Sendo La Traviata o próximo título operático da nossa temporada, importa clarificar uma turva perceção que se instalou em Lisboa segundo a qual na célebre edição de 1958 desta ópera em São Carlos o tenor Alfredo Kraus (o Alfredo Germont) era um estreante praticamente desconhecido que se defrontava com a já experiente, madura, rodada, intocável e divina Callas. Importa esclarecer que nem Kraus era tão jovem e inexperiente, nem Callas tão afastada etariamente dele como a turva perceção nos quis fazer acreditar.
Comecemos precisamente pelas idades. Em 1958 Alfredo Kraus, nascido em 1927, tinha 31 anos, nada, portanto, do “imberbe” que muitos nos quiseram fazer acreditar que seria! Callas, nascida em 1923, tinha 35 anos.

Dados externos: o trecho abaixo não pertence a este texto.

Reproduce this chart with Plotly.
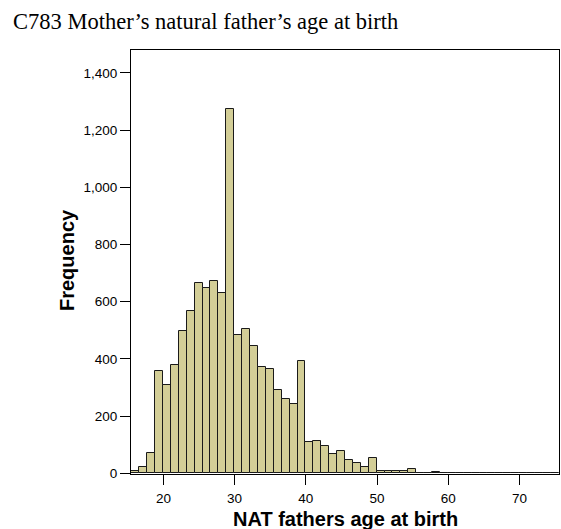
import plotly.graph_objects as go

# Histogram data: bins of equal width starting at bin_start
bin_start = 15.5
bin_width = 10 / 9
counts = [8, 23, 72, 359, 309, 378, 496, 567, 665, 649, 674, 630, 1275, 484,
          504, 445, 373, 364, 290, 261, 241, 393, 110, 114, 95, 66, 78, 47,
          37, 22, 52, 9, 9, 9, 9, 14, 0, 0, 5, 1, 1, 0, 1, 0, 1, 0, 0, 1,
          0, 0, 1, 0, 0, 1]

x_ticks = [20, 30, 40, 50, 60, 70]
y_ticks = [0, 200, 400, 600, 800, 1000, 1200, 1400]
y_tick_text = ["0", "200", "400", "600", "800", "1,000", "1,200", "1,400"]

title_text = "C783 Mother\u2019s natural father\u2019s age at birth"
x_title = "NAT fathers age at birth"
y_title = "Frequency"

centers = [bin_start + (i + 0.5) * bin_width for i in range(len(counts))]

fig = go.Figure()
fig.add_trace(go.Bar(
    x=centers, y=counts, width=bin_width,
    marker=dict(color="#D3CE97", line=dict(color="#1a1a1a", width=1)),
    hoverinfo="x+y",
))

W, H = 561, 529
L, R, T, B = 131, 2, 50, 55

fig.update_layout(
    width=W, height=H,
    margin=dict(l=L, r=R, t=T, b=B),
    paper_bgcolor="white", plot_bgcolor="white",
    showlegend=False, bargap=0,
    font=dict(family="Liberation Sans, Arial, sans-serif", color="black"),
    title=dict(text=title_text, xref="container", yref="container",
               x=13 / W, xanchor="left", y=1 - 21 / H, yanchor="middle",
               font=dict(family="Liberation Serif, Times New Roman, serif",
                         size=22.5, color="black")),
    xaxis=dict(range=[15.45, 75.55], tickvals=x_ticks, ticks="outside",
               ticklen=10, tickwidth=1, tickcolor="black",
               ticklabelstandoff=2,
               showline=True, linecolor="black", linewidth=1, mirror=True,
               showgrid=False, zeroline=False,
               tickfont=dict(size=13.5, color="black")),
    yaxis=dict(range=[-2.5, 1480], tickvals=y_ticks, ticktext=y_tick_text,
               ticks="outside", ticklen=10, tickwidth=1, tickcolor="black",
               showline=True, linecolor="black", linewidth=1, mirror=True,
               showgrid=False, zeroline=False,
               tickfont=dict(size=13.5, color="black")),
    annotations=[
        dict(text="<b>" + x_title + "</b>", xref="paper", yref="paper",
             x=0.5, y=-(518.5 - 474) / 424, xanchor="center", yanchor="middle",
             showarrow=False, font=dict(size=20, color="black")),
        dict(text="<b>" + y_title + "</b>", xref="paper", yref="paper",
             x=(67 - L) / (W - L - R), y=(474 - 260) / 424,
             xanchor="center", yanchor="middle", textangle=-90,
             showarrow=False, font=dict(size=20, color="black")),
    ],
)

fig.write_html("out.html",
               config={"displayModeBar": False},
               post_script="document.body.style.margin='0';"
                           "document.body.style.overflow='hidden';")
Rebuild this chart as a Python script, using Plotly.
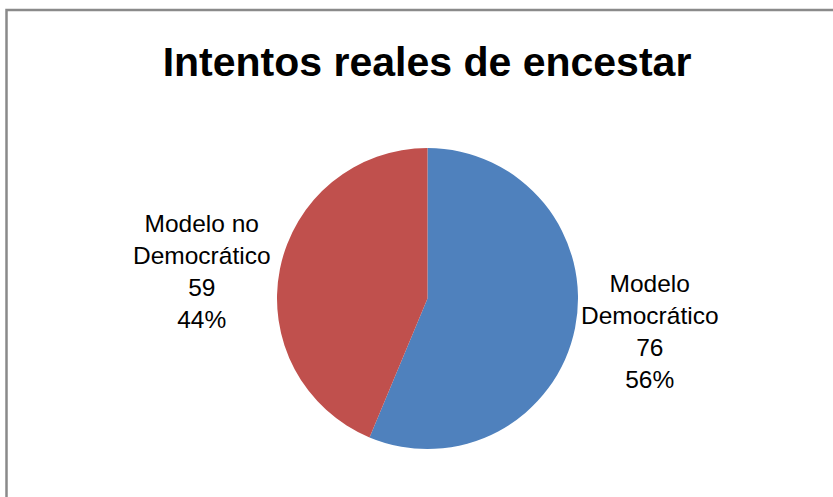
import plotly.graph_objects as go

# Data
categories = ["Modelo Democrático", "Modelo no Democrático"]
label_text = ["Modelo<br>Democrático", "Modelo no<br>Democrático"]
values = [76, 59]
colors = ["#4F81BD", "#C0504D"]
title_text = "Intentos reales de encestar"

W, H = 833, 497
def px(x):
    return x / W
def py(y):
    return 1 - y / H

total = sum(values)
pcts = [round(100 * v / total) for v in values]

fig = go.Figure(go.Pie(
    labels=categories,
    values=values,
    sort=False,
    direction="clockwise",
    rotation=0,
    textinfo="none",
    hoverinfo="label+value+percent",
    marker=dict(colors=colors, line=dict(width=0)),
    domain=dict(x=[px(277), px(578)], y=[py(449), py(148)]),
    showlegend=False,
))

label_pos = [(650, 331), (202, 271)]
annotations = []
for txt, v, p, (ax, ay) in zip(label_text, values, pcts, label_pos):
    annotations.append(dict(
        text=f"{txt}<br>{v}<br>{p}%",
        x=px(ax), y=py(ay), xref="paper", yref="paper",
        xanchor="center", yanchor="middle", showarrow=False,
        align="center",
        font=dict(family="Liberation Sans, Arial, sans-serif", size=24.5, color="#000000"),
    ))

fig.update_layout(
    width=W, height=H,
    margin=dict(l=0, r=0, t=0, b=0),
    paper_bgcolor="white",
    plot_bgcolor="white",
    title=dict(
        text=f"<b>{title_text}</b>",
        x=px(427), y=py(62), xanchor="center", yanchor="middle",
        xref="paper", yref="paper",
        font=dict(family="Liberation Sans, Arial, sans-serif", size=41, color="#000000"),
    ),
    annotations=annotations,
    shapes=[dict(
        type="rect", xref="paper", yref="paper",
        x0=px(6.5), x1=px(W + 10), y0=py(10), y1=py(H + 10),
        line=dict(color="#8A8A8A", width=2.5),
        fillcolor="rgba(0,0,0,0)",
        layer="above",
    )],
)

fig.write_html("out.html")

Eram, portanto, da mesmíssima geração!
Quanto à “inexperiência” de Kraus: como se poderá falar assim de um tenor que já tinha atuado durante anos em palcos de zarzuela, cantado ópera em Londres, no Cairo e em Turim e que um ano antes se tinha apresentado precisamente no papel de Alfredo no La Fenice de Veneza ao lado de Renata Scotto?
Esta faz-me lembrar uma história passada no Castelo de Blois, na região do Loire, Ali vi um quadro cuja legenda era “O Assassinato do Velho Duque de Guise”. Referia-se ao assassinato de Henri de Lorraine, duque de Guise, perpetrado naquele Palácio a 12 de Dezembro de 1588 por ordem de Henrique III. Pois O “velho duque”, nascido em 1550, contava … 38 anos! Pouco mais do que a “velha” Callas que cantou a Violetta em Lisboa!